Sarbanes-Oxley “Reform”: Do We Still Need Lessons on Foxes and Chicken Coops
One of the things investigative journalists learn very quickly is “follow the money.” And that can mean both a direct trail of funding as well as who stands to benefit from policy changes a particular group is recommending.
Given the naked self-interest of certain large corporations in the watering down of the Sarbanes-Oxley–or at least what they perceive to be their self-interest–it’s not a big surprise that the group advocating to weaken that bill turns out to be funded by the very people who see themselves as benefiting by pulling back the watchdogs.
The Committee on Capital Markets Regulation, which argues that U.S. markets are suffering under overzealous enforcement and unwieldy rules, said it received $500,000 in financial support from the C.V. Starr Foundation. The charity has longstanding ties to Maurice R. “Hank” Greenberg, the former American International Group chief who was ousted from his post last year and is contesting civil charges filed by the New York attorney general.
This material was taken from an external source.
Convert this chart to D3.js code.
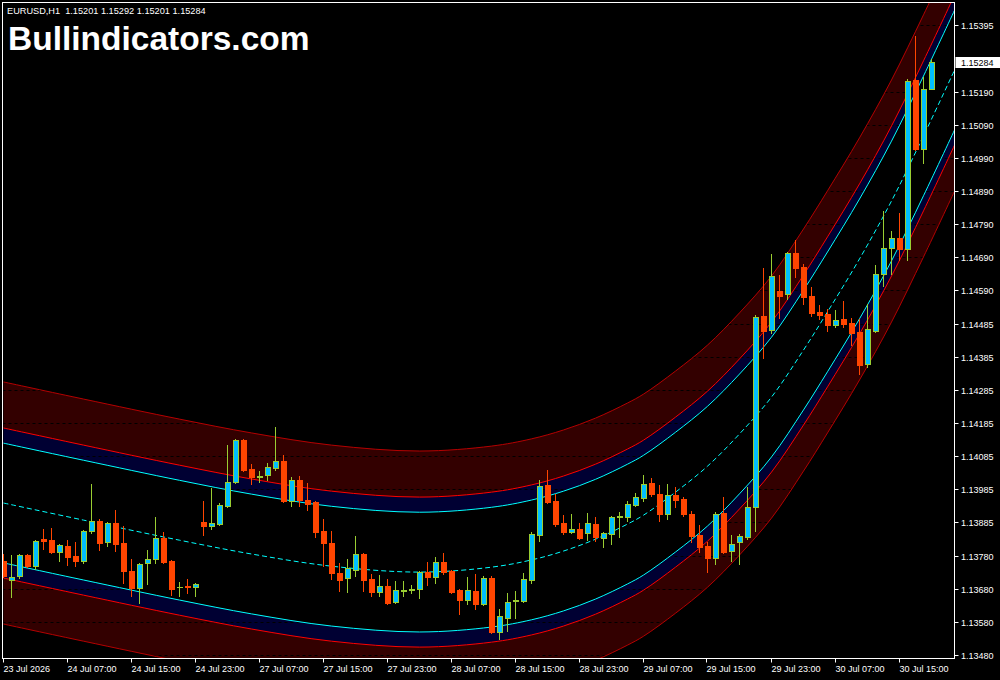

Two committee members, Wilbur L. Ross Jr., a private investor, and Citadel Investment Group manager Kenneth C. Griffin, contributed “a few hundred thousand dollars” more, Ross said in an interview. The panel was formed this year with support from Treasury Secretary Henry M. Paulson Jr., a former chairman of the Wall Street firm Goldman Sachs.
The email version (thanks, Nancy Smith, for sending it) connects a few more dots:
report was funded by the Starr Foundation, which is controlled by Former AIG
Insurance chief Maurice Greenberg. Greenberg was forced to resign last year
after then-NY Attorney General Elliot Spitzer revealed major accounting
manipulations and misrepresentations at his insurance company.
The irony is, as I point out repeatedly in my award-winning sixth book, Principled Profit: Marketing That Puts People First, that high standards of ethics are actually good for the business bottom line.